The best part is that we can more quickly connect a customer once payment arrangements have been made; i.e., we can connect in minutes now where it may have taken a day or more in the past. While the cost of the meter is passed down to the customers initially, the resulting savings have more than justified the expenditure. Our studies show that we are able to return over $2 for every $1 that we have invested.
“We are just wrapping up our deployment. Over the last five years, we’ve deployed over 4.2 million meters in Northern Illinois with roughly 6,000 consumers choosing not to have a smart meter. The majority of our customers accepted the smart meters, with less than 1% of our customers initially expressing any concerns,” says Doherty.
“Overwhelmingly, our customers are happy with the decision. Right now, the electric bill in Northern Illinois is their smallest utility-type bill. And, we get feedback that they appreciate the effort, and comments on the lower bills, while at the same time improving our service.” Doherty shares that the utility initially requested the go-ahead for the smart meter programme in 2007, after a few small pilots to test the technology. “The technology hadn’t matured to the level that it’s at now,” Doherty continues.
“In 2008, we were told to undertake a bigger pilot. This began in 2009 and was concluded in 2011. The results of that pilot resulted in ComEd being given the go-ahead to make the necessary investments in smart grid technologies. However, it wasn’t until 2013 that the utility was finally able to start the rollout of the programme.”
Where to from here?
Doherty shares that ComEd is now considering what happens with the meters installed in 2009. One of the questions the utility is considering is whether the meters need to be upgraded or if they are currently more than fit for purpose.
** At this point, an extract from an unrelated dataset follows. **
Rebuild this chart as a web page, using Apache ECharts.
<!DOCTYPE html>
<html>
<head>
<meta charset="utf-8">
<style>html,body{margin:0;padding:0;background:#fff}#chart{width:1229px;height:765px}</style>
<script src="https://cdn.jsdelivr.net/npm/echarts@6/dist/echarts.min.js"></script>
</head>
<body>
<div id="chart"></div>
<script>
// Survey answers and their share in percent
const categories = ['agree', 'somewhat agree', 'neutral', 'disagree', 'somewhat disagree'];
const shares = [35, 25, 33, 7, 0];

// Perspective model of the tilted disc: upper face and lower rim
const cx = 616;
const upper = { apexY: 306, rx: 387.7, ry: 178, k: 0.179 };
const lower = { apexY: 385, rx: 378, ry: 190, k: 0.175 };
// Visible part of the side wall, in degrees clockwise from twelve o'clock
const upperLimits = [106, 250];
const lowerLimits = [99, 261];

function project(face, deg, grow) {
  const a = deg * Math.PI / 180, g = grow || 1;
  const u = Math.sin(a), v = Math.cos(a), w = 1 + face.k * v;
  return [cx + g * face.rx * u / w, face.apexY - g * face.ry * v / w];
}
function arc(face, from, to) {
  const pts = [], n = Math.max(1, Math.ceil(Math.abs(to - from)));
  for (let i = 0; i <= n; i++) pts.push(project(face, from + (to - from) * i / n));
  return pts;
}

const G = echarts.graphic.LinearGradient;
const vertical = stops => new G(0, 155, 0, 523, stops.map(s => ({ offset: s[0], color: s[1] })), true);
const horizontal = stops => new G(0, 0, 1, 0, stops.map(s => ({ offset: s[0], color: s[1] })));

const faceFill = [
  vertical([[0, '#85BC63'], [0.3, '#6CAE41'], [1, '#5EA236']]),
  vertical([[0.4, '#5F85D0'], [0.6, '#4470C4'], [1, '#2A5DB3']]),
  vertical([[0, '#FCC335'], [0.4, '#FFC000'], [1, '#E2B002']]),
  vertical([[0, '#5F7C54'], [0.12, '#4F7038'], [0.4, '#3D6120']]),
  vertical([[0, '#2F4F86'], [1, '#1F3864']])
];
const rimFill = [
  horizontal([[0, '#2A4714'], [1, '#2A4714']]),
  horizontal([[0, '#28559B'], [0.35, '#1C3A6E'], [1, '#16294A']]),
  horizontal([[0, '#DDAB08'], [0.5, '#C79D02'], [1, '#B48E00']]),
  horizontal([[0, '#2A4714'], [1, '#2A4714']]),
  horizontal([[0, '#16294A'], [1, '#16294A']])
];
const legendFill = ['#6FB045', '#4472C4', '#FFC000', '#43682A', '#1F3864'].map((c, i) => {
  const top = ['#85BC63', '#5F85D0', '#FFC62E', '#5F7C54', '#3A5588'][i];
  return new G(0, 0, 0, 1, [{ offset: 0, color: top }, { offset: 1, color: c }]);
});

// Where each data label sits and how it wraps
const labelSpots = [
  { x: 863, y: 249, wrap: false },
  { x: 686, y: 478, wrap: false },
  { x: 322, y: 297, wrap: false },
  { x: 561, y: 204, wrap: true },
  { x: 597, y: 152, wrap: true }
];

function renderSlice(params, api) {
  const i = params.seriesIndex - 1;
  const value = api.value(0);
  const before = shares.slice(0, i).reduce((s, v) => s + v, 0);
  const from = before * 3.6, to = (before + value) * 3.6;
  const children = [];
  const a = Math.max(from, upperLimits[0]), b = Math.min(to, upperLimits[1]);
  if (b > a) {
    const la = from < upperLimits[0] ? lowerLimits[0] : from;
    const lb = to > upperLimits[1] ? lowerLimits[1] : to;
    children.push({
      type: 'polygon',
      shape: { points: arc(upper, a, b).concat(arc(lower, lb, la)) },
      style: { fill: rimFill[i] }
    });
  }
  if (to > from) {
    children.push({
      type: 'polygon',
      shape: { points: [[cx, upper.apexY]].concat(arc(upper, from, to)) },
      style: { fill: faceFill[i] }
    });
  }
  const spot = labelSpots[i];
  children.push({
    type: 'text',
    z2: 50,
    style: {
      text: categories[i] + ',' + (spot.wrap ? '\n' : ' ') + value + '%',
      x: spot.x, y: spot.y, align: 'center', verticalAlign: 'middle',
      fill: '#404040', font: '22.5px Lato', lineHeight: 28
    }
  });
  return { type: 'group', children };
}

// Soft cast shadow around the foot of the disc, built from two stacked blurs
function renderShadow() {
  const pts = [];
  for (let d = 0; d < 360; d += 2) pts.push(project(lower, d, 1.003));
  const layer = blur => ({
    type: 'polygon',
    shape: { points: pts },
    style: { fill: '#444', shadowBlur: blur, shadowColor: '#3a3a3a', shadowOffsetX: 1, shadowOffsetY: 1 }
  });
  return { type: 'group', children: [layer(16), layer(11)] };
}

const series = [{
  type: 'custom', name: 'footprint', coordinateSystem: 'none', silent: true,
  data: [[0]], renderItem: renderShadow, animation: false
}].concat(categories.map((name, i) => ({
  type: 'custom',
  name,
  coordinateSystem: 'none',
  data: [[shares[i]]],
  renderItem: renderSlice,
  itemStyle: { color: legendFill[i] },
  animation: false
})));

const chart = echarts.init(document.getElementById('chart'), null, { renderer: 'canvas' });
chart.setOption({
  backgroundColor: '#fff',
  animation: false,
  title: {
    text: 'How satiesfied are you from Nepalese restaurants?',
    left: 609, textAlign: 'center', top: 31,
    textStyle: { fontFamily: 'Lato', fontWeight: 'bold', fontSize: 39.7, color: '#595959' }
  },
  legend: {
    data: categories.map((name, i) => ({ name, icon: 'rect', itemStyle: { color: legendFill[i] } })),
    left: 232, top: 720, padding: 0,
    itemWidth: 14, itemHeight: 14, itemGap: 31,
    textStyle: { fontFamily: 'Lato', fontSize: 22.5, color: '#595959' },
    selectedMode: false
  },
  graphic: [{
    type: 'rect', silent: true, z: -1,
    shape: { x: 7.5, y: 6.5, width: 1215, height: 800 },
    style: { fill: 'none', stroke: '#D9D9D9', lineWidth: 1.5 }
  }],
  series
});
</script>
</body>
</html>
“For us, the most important consideration is this: the installation of four million meters required an investment of over $900 million. And we need to realise the benefit out of that investment. “What we are considering is how to build on top of that network. So, we continue to challenge ourselves: how do we use analytics to glean more value out of that investment? How do we layer on additional devices?
“One of the things that was front of mind when we were selecting technologies, and throughout our engagement with our stakeholders and regulators in the technology selection process back in 2009, was: how do we mitigate against obsolescence?
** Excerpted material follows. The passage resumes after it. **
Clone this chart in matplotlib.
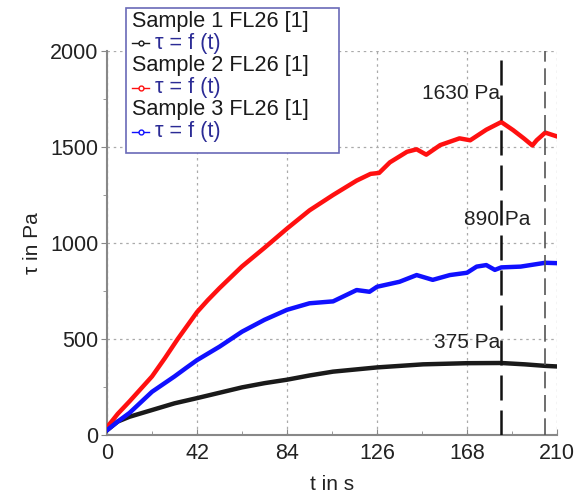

This is one of the biggest challenges facing utilities: with the rate of technological change occurring and a requirement for a billion-dollar outlay, how do you future proof your investment? Is it going to be obsolete by the time you’re done with your deployment?
“We consciously chose a technology based on proven standards, based on internet protocols and IPV6 compliant. Since the deployment, the devices themselves have gone through firmware upgrades, and we have that ability to keep the devices current without exchanging the hardware. That was an important feature for our stakeholders, and it’s proving to be beneficial. Here we are after our deployment, and the technology remains current, useful, adaptable and flexible toward our future needs.”
Doherty believes that the majority of the benefit to be derived now will be from the ability to dig deeper into the data and through back-end applications. He cites one of their biggest success stories as their Peak Time Savings programme. For the 300,000 customers signed up for the opt-in or voluntary programme, there is no downside – but it has generated nearly $9 million in benefits or rebates.
The question now is: What’s next, what’s the next programme that’s going to interest customers or provide benefits and that doesn’t require hardware updates? That requires the team to get creative on the back end while considering what else they can offer their customers. How is the gathered data, if used in a timely fashion, going to get sufficient information back to their customers so they can take even more control over their bills?
Smart cities are one of the options on the table.
ComEd recently opened up a smart cities’ laboratory as part of an overall investment to explore different technologies and devices. While the next opportunity may not even be commercially available today, the ComEd team is looking, talking to other utilities about commodity metering over the network, understanding the implications for distributed generation and electric vehicles. “We are putting our best minds to work figuring out what the next application is. It’s out there; we just have to go find it.”
Asked what the one thing is that he wishes he’d known before he started the project, Doherty says: “We have been very fortunate to have had minimal trials or tribulations as we went down this journey of the last five years. I do believe that one of the things that helped was the fact that we ran a 100,000-meter pilot before the large-scale rollout. This meant we learned a lot in the run-up to the deployment, and that was critical.
“My advice to anyone wanting to go ahead with a large-scale smart metering deployment: Run as large a pilot as you can afford prior to a deployment then use those learnings to frame out.
“The other thing that we certainly benefited from was others who went before us with full deployments. We learned from their mistakes.”
Perhaps the most unexpected development from the deployment for Doherty was the accompanying focus on change.
“As part of our business transformation, we started with processes. We didn’t start with the technology – we started with what we needed to do to provide the outcomes we wanted for our customers. “We asked ourselves what technologies we needed to accomplish those goals. Our business transformation started with process – and a solid effort on communicating the change and training our employees to provide them with all the tools and skills they needed to be successful.”